_Short problem_
Without the pictures, extract every line from the start of the material to the line containing "return (Y0 - py) / PX_Y", both ends included.

_Collected data_
════

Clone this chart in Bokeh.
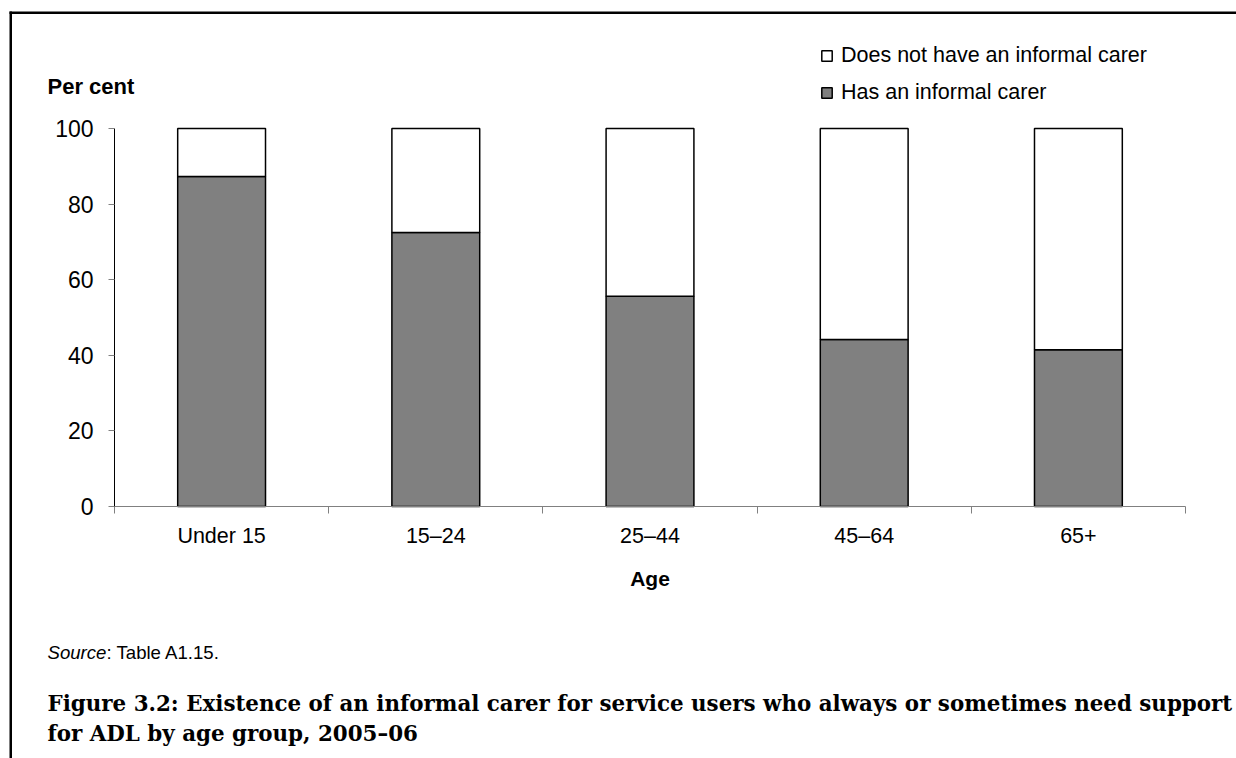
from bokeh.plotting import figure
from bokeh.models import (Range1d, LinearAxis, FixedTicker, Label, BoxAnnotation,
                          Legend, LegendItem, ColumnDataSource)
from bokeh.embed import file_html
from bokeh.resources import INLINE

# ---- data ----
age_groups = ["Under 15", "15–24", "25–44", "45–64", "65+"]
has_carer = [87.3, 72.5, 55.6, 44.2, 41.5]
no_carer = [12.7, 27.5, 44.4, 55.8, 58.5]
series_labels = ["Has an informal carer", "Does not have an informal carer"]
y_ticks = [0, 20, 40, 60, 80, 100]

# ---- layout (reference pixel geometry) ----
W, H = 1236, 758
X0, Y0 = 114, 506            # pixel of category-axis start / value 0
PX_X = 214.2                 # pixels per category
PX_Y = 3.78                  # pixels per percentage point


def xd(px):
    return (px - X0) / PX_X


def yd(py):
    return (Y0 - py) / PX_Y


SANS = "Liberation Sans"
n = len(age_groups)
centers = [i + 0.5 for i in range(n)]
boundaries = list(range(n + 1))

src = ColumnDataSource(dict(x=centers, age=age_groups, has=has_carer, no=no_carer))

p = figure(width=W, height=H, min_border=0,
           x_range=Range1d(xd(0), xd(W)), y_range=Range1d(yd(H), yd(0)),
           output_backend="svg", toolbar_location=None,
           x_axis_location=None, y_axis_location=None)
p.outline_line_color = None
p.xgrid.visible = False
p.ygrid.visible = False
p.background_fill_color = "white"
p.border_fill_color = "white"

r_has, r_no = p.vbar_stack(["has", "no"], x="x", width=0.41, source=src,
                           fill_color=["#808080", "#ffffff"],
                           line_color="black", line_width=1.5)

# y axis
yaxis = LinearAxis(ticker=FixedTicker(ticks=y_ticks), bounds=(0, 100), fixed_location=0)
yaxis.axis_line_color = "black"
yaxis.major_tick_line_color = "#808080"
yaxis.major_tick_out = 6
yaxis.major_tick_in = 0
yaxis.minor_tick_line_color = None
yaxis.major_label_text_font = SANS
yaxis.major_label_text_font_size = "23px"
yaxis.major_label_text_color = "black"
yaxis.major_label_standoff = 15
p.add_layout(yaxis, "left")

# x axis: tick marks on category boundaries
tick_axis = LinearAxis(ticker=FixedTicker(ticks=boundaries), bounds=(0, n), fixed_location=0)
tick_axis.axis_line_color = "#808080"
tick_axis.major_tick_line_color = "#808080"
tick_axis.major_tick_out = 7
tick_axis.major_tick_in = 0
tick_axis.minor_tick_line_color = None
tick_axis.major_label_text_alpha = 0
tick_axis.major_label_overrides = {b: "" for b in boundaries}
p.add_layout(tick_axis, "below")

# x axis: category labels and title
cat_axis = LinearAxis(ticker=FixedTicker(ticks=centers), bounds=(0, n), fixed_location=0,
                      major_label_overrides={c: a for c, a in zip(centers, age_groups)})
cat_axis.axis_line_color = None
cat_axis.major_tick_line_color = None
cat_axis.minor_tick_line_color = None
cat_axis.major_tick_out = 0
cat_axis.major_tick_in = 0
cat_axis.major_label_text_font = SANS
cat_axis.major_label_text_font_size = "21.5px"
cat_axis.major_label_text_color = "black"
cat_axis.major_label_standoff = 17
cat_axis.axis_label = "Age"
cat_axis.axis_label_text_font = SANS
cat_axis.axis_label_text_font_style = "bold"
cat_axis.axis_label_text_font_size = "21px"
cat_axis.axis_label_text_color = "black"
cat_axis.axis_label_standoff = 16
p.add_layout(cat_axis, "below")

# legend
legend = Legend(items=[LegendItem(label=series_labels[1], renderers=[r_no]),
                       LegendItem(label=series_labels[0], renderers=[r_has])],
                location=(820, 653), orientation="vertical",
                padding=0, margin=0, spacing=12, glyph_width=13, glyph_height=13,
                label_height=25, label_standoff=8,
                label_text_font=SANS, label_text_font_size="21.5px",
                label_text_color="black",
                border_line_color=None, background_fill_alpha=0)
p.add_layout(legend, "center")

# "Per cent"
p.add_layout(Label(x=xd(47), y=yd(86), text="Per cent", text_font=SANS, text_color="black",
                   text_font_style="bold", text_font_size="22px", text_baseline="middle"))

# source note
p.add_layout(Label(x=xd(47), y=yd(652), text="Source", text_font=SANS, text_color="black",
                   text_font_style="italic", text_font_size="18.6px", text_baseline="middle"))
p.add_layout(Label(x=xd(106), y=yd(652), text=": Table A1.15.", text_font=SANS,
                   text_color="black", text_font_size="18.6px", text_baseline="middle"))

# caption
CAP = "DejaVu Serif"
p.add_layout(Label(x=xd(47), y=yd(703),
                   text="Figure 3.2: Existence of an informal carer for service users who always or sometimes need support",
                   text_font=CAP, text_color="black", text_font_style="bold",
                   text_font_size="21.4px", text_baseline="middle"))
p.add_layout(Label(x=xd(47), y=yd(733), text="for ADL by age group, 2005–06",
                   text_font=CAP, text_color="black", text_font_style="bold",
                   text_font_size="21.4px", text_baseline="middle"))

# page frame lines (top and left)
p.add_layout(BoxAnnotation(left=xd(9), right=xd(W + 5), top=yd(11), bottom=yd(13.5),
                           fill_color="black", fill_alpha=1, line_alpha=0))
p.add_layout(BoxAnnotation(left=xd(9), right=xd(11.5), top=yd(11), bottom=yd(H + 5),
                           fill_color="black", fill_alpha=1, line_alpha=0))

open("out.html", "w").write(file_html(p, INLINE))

════

_Output of the exercise_
Clone this chart in Bokeh.
from bokeh.plotting import figure
from bokeh.models import (Range1d, LinearAxis, FixedTicker, Label, BoxAnnotation,
                          Legend, LegendItem, ColumnDataSource)
from bokeh.embed import file_html
from bokeh.resources import INLINE

# ---- data ----
age_groups = ["Under 15", "15–24", "25–44", "45–64", "65+"]
has_carer = [87.3, 72.5, 55.6, 44.2, 41.5]
no_carer = [12.7, 27.5, 44.4, 55.8, 58.5]
series_labels = ["Has an informal carer", "Does not have an informal carer"]
y_ticks = [0, 20, 40, 60, 80, 100]

# ---- layout (reference pixel geometry) ----
W, H = 1236, 758
X0, Y0 = 114, 506            # pixel of category-axis start / value 0
PX_X = 214.2                 # pixels per category
PX_Y = 3.78                  # pixels per percentage point


def xd(px):
    return (px - X0) / PX_X


def yd(py):
    return (Y0 - py) / PX_Y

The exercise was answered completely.